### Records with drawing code
•••••

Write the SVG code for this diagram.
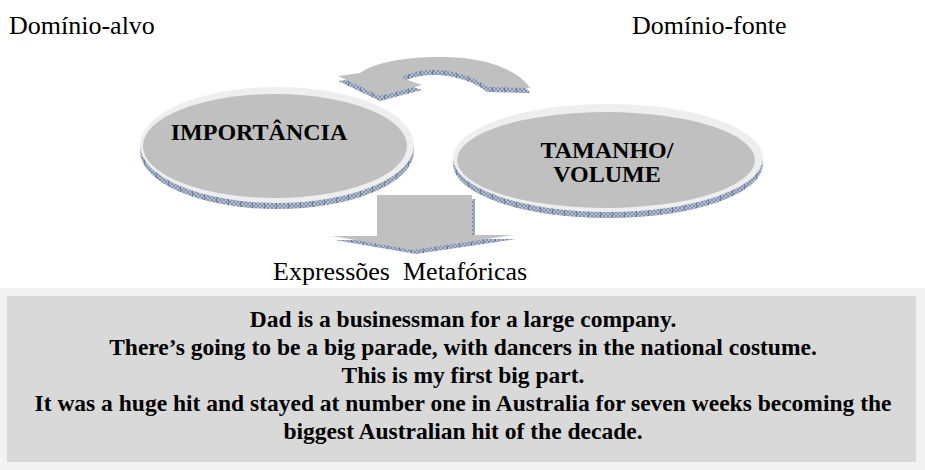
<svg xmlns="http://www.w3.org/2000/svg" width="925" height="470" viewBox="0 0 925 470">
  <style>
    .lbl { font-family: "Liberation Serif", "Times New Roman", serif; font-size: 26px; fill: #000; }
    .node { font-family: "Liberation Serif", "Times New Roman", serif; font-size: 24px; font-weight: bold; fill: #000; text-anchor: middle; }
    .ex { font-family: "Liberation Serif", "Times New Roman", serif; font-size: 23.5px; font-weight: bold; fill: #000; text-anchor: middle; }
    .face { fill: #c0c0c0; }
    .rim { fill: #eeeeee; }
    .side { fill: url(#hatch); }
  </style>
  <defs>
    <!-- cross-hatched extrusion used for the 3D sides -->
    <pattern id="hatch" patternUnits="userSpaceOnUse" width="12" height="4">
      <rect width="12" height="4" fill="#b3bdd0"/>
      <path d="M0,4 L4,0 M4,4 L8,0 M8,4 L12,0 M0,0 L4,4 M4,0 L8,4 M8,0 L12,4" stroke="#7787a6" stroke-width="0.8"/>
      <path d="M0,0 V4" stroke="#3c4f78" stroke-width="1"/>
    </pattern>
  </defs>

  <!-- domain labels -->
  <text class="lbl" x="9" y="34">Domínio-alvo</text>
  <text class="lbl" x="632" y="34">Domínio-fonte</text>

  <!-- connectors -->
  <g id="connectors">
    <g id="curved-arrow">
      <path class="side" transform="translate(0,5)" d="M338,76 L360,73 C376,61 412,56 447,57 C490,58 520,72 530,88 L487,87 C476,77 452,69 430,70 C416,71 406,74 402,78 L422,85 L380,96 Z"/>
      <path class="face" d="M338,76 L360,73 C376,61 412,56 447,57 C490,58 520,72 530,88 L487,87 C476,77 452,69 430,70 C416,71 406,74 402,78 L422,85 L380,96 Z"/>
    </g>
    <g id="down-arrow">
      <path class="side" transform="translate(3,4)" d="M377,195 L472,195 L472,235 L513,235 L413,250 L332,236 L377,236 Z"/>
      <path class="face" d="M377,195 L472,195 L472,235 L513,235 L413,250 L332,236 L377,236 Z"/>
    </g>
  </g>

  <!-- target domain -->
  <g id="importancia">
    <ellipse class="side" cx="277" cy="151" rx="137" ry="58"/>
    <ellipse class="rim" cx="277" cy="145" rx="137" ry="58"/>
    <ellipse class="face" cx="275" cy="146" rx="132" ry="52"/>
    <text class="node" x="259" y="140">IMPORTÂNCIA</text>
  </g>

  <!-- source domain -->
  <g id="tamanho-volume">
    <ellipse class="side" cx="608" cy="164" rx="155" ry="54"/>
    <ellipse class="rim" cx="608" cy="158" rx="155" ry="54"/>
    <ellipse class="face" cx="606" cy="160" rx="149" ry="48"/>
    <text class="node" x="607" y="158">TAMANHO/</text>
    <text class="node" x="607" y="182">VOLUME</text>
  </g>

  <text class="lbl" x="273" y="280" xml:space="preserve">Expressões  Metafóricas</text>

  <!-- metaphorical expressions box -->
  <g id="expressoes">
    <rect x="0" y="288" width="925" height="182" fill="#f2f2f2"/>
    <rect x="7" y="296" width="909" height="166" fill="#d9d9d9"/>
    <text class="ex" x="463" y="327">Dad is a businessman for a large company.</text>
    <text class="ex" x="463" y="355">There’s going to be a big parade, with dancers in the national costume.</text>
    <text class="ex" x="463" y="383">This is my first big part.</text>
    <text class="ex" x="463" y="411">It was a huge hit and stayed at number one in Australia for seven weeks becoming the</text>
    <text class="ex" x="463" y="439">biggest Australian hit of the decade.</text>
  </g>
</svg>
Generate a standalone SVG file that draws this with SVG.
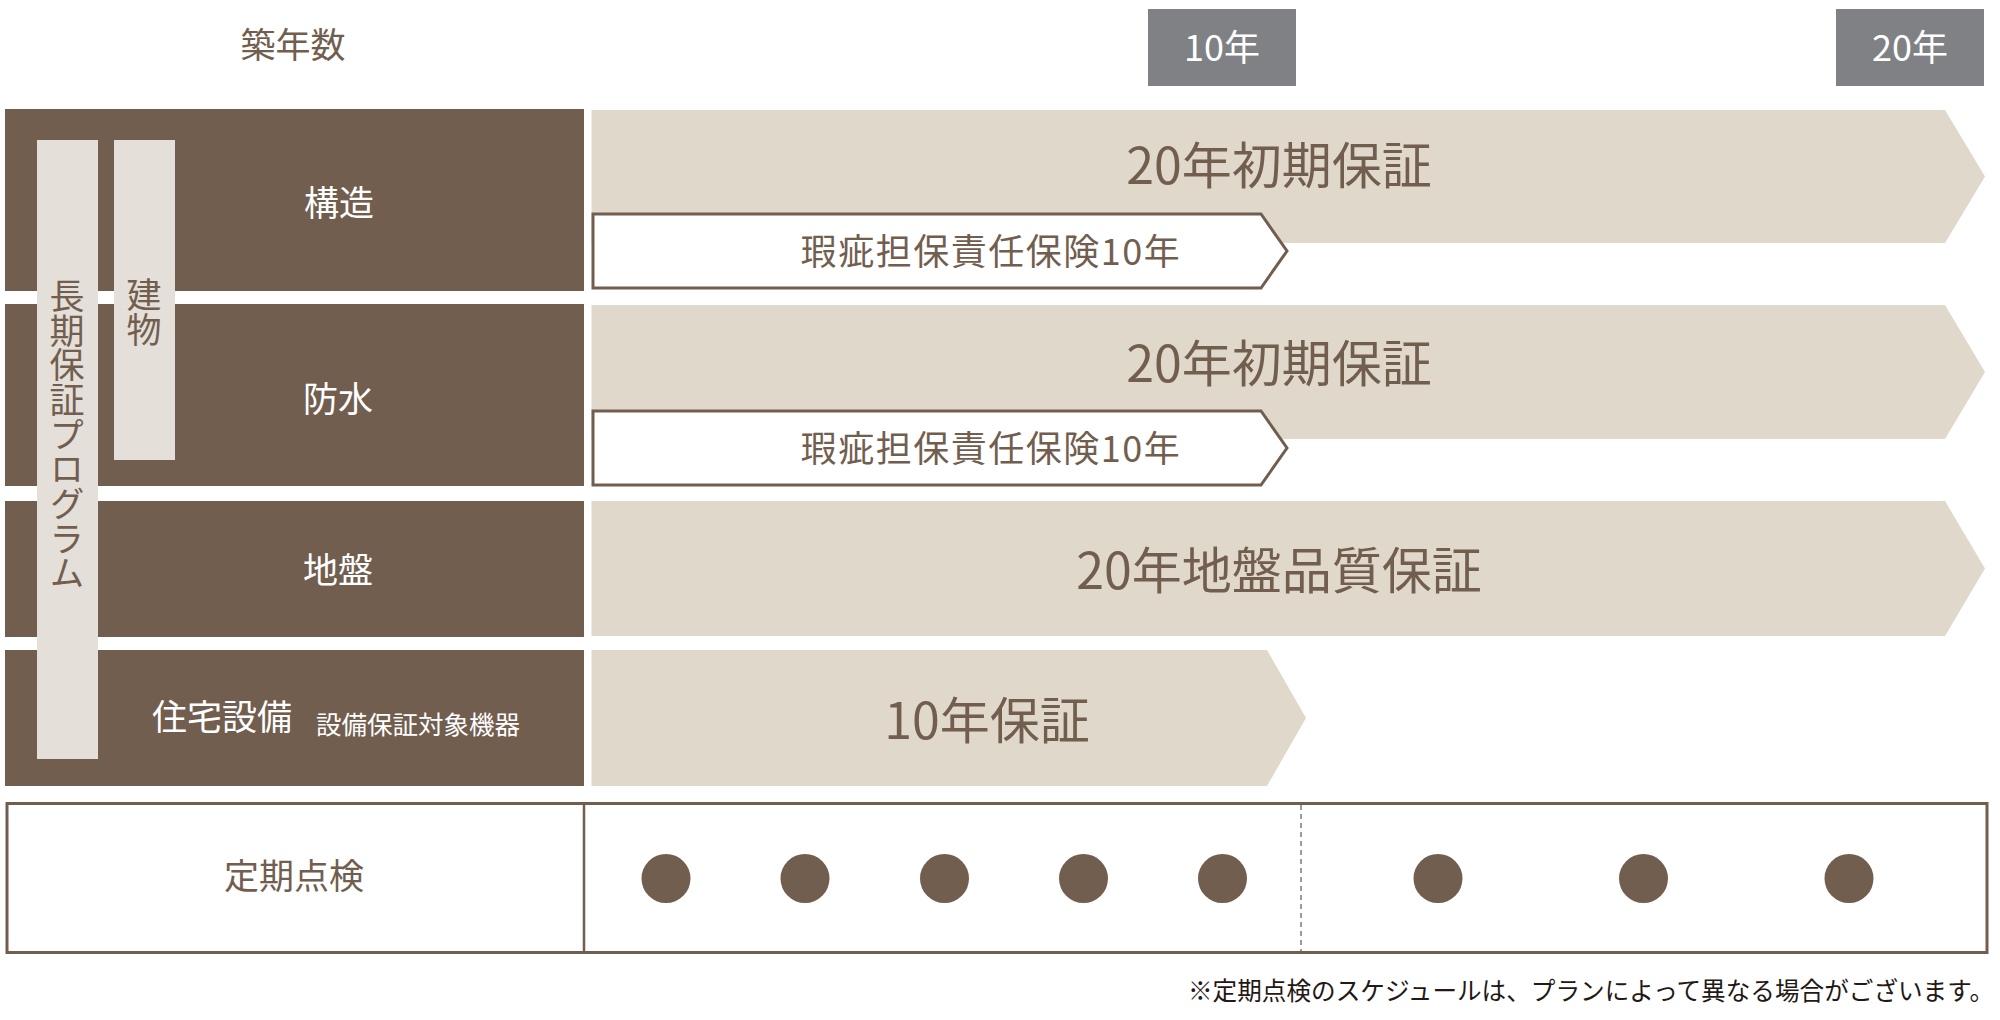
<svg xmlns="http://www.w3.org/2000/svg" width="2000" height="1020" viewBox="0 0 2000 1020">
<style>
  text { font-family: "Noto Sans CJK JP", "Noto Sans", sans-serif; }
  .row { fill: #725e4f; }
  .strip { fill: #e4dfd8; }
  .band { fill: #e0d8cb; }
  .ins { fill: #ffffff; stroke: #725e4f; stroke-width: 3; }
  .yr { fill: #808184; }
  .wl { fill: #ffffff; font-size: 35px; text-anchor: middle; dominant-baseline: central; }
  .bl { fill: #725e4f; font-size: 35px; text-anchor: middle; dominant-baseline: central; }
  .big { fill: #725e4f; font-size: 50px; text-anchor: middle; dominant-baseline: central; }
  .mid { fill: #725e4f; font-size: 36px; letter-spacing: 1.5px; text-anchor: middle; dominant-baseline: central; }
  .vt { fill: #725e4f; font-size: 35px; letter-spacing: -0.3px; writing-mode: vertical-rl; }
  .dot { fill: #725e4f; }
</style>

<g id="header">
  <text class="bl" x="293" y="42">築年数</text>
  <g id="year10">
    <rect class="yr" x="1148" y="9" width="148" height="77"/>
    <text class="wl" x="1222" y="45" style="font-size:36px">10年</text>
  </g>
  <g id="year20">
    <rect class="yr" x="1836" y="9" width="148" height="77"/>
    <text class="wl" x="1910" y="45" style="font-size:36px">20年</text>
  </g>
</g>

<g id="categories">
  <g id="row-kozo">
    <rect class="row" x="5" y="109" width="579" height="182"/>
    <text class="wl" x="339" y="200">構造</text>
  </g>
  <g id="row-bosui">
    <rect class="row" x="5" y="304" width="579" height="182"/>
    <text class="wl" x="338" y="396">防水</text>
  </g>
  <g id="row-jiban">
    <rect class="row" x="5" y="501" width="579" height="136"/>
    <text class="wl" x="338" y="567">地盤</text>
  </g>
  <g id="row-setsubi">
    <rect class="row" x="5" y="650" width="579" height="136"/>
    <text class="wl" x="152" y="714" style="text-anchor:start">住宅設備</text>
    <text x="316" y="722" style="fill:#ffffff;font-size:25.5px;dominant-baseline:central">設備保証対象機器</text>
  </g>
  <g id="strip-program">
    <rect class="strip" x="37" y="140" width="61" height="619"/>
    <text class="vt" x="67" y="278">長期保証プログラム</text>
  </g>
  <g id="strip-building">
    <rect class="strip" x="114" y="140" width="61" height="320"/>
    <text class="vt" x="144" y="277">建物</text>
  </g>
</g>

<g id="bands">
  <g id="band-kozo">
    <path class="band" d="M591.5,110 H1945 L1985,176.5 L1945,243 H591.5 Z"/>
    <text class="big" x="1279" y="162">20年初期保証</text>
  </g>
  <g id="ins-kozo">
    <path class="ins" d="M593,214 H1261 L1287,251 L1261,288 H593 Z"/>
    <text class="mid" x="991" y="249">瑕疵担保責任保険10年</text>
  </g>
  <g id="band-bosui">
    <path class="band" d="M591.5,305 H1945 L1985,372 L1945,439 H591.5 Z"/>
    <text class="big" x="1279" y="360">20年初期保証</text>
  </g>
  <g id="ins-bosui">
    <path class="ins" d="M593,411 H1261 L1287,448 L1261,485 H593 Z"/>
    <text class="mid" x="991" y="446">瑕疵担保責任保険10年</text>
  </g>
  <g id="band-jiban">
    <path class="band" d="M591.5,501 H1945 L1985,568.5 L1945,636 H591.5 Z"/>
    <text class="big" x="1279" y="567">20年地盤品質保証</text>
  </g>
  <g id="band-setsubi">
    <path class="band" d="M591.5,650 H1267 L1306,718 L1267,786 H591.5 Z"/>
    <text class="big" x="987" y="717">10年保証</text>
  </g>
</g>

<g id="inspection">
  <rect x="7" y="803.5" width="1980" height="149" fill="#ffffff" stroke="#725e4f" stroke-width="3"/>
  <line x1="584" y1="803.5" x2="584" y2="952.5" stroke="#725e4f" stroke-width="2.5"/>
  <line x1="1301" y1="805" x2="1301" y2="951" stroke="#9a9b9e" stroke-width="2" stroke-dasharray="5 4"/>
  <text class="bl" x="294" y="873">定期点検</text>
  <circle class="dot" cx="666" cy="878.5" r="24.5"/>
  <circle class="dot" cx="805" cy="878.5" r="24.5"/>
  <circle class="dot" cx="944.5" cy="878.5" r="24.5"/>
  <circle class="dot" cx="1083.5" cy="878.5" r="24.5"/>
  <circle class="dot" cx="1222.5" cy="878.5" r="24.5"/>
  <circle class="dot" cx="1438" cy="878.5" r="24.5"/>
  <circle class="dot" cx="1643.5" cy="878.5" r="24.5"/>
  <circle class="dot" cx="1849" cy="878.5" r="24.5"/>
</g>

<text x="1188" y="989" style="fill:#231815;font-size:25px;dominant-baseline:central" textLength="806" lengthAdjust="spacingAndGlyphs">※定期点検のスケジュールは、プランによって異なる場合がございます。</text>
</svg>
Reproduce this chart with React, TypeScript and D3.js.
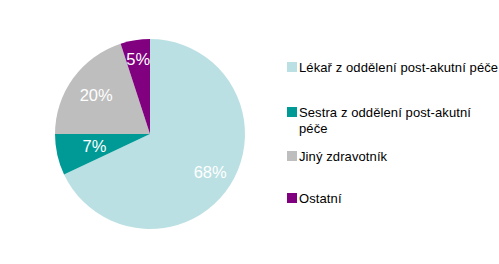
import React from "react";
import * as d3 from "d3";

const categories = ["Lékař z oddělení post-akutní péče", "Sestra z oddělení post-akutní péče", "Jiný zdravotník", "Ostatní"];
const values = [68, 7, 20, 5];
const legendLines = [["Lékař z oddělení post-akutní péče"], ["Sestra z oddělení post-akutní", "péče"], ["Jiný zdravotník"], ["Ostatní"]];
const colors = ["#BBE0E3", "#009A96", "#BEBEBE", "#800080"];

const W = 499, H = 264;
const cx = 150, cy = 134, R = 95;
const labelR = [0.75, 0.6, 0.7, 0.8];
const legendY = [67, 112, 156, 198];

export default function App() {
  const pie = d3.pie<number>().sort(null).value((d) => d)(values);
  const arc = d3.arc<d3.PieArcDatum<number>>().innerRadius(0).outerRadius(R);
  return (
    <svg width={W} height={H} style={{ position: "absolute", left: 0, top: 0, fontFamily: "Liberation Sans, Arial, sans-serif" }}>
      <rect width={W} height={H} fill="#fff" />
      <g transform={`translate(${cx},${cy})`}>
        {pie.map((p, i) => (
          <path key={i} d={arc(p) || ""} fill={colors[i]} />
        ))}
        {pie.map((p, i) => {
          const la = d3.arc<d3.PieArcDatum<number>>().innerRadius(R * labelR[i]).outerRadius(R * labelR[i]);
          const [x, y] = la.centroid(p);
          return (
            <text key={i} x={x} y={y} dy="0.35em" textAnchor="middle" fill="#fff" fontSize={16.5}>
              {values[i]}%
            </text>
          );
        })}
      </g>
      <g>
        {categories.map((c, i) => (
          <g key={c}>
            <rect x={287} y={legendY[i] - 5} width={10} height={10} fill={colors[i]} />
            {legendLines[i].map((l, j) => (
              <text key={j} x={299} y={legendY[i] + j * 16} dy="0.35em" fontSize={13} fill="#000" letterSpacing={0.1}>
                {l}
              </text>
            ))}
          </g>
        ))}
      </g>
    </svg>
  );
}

•••••

Pictures are not part of the copy. Reproduce the lines from the one containing "Reproduce this chart" through the one containing "const legendY = [67, 112, 156, 198];", exactly and nothing more.

Reproduce this chart with React, TypeScript and D3.js.
import React from "react";
import * as d3 from "d3";

const categories = ["Lékař z oddělení post-akutní péče", "Sestra z oddělení post-akutní péče", "Jiný zdravotník", "Ostatní"];
const values = [68, 7, 20, 5];
const legendLines = [["Lékař z oddělení post-akutní péče"], ["Sestra z oddělení post-akutní", "péče"], ["Jiný zdravotník"], ["Ostatní"]];
const colors = ["#BBE0E3", "#009A96", "#BEBEBE", "#800080"];

const W = 499, H = 264;
const cx = 150, cy = 134, R = 95;
const labelR = [0.75, 0.6, 0.7, 0.8];
const legendY = [67, 112, 156, 198];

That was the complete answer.